(Source code of charts)

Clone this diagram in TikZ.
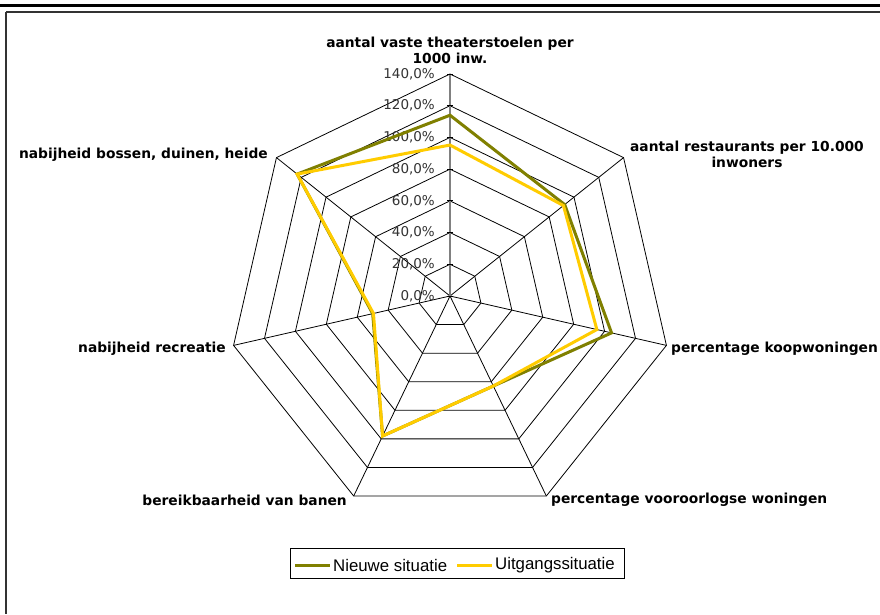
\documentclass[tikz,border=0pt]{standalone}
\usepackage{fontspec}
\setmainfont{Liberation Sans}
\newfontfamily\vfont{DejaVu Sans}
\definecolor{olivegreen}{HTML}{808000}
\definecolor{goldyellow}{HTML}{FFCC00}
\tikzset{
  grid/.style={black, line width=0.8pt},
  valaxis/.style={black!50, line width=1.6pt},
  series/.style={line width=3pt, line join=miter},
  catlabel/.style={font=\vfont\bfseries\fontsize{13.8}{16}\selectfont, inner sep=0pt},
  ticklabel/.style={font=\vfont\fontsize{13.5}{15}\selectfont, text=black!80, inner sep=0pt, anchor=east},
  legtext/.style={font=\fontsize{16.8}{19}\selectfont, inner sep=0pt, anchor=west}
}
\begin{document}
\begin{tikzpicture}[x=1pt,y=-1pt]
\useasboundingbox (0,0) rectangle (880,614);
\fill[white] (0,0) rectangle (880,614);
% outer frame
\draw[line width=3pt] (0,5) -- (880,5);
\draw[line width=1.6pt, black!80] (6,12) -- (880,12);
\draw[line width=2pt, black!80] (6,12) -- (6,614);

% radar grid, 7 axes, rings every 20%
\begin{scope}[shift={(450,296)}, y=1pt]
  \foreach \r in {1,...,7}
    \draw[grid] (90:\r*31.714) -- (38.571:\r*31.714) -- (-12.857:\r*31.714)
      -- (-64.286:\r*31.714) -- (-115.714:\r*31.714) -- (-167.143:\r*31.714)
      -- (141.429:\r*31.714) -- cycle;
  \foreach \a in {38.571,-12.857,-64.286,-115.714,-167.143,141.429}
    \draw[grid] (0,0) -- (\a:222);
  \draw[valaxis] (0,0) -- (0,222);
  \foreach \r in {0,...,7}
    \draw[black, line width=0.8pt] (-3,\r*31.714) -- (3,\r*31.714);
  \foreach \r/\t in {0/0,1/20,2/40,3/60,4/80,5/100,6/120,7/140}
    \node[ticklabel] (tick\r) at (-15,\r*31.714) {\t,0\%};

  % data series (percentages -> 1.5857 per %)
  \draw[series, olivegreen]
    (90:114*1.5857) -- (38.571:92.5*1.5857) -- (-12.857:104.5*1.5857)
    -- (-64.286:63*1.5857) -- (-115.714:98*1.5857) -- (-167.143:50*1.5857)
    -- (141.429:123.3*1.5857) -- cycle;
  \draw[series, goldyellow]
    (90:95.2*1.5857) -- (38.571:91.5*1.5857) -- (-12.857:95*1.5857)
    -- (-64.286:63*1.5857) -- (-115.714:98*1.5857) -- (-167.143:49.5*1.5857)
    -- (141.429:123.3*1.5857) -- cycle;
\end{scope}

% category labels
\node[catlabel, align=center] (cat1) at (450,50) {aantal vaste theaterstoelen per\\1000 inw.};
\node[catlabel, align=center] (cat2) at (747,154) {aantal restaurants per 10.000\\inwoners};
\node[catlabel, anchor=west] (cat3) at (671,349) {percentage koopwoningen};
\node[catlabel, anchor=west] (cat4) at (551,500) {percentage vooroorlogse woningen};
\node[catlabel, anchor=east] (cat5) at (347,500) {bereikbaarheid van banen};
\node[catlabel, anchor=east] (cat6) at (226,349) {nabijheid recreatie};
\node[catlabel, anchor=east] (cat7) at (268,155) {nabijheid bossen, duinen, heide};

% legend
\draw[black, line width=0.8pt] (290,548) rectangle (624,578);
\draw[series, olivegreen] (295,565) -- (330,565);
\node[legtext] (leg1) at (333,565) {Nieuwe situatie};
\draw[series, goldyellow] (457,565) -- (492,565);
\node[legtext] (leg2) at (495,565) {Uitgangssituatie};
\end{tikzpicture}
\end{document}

---

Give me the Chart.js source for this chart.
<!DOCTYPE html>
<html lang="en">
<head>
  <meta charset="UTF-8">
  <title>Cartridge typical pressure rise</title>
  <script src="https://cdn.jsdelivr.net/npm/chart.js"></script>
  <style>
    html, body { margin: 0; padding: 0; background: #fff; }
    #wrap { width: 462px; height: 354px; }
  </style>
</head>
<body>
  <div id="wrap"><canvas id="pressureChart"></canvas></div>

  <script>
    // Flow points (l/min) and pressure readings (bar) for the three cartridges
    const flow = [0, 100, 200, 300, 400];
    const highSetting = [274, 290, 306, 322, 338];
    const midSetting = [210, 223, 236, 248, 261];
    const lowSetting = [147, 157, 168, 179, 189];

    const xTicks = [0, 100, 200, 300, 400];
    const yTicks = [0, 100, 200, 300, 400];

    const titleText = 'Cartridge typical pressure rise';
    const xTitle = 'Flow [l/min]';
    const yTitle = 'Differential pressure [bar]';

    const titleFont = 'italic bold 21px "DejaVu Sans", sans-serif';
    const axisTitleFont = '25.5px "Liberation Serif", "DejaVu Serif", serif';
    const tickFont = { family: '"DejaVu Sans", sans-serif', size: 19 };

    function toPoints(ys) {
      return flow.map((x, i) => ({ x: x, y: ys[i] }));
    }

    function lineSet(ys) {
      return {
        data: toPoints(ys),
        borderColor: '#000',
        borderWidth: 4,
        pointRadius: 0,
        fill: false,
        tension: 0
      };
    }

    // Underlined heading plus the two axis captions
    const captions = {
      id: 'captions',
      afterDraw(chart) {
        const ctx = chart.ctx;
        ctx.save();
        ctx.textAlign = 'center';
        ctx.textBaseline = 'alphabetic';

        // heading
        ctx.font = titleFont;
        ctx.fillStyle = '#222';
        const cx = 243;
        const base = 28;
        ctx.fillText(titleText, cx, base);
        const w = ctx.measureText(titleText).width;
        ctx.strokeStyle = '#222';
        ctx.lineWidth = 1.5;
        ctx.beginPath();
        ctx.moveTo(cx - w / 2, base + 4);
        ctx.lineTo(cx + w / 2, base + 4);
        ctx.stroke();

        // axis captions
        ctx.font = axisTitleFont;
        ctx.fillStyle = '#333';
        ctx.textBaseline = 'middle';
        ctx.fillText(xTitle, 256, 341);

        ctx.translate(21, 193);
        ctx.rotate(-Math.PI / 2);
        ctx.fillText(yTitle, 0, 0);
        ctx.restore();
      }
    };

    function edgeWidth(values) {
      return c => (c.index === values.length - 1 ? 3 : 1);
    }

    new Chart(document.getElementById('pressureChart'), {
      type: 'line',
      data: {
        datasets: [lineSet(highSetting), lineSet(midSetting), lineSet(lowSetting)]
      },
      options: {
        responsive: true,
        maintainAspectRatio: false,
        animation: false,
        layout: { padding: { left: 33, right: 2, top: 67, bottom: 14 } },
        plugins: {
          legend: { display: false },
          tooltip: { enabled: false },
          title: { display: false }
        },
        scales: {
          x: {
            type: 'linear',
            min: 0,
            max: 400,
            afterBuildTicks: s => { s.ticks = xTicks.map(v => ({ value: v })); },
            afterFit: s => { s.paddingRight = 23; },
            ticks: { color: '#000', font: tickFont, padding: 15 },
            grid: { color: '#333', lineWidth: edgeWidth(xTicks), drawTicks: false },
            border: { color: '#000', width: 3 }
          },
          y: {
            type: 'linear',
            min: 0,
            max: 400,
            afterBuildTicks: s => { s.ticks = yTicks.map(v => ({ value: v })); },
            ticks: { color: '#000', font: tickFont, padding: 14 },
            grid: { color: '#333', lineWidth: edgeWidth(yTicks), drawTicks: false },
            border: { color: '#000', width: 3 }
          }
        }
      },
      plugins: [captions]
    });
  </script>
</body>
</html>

What the task asks
In the listing above, find the line containing "Clone this diagram in TikZ." and the line containing "(6,12) -- (6,614);". Reproduce those lines and all between them exactly, with no pictures and nothing more.

Output for this task
Clone this diagram in TikZ.
\documentclass[tikz,border=0pt]{standalone}
\usepackage{fontspec}
\setmainfont{Liberation Sans}
\newfontfamily\vfont{DejaVu Sans}
\definecolor{olivegreen}{HTML}{808000}
\definecolor{goldyellow}{HTML}{FFCC00}
\tikzset{
  grid/.style={black, line width=0.8pt},
  valaxis/.style={black!50, line width=1.6pt},
  series/.style={line width=3pt, line join=miter},
  catlabel/.style={font=\vfont\bfseries\fontsize{13.8}{16}\selectfont, inner sep=0pt},
  ticklabel/.style={font=\vfont\fontsize{13.5}{15}\selectfont, text=black!80, inner sep=0pt, anchor=east},
  legtext/.style={font=\fontsize{16.8}{19}\selectfont, inner sep=0pt, anchor=west}
}
\begin{document}
\begin{tikzpicture}[x=1pt,y=-1pt]
\useasboundingbox (0,0) rectangle (880,614);
\fill[white] (0,0) rectangle (880,614);
% outer frame
\draw[line width=3pt] (0,5) -- (880,5);
\draw[line width=1.6pt, black!80] (6,12) -- (880,12);
\draw[line width=2pt, black!80] (6,12) -- (6,614);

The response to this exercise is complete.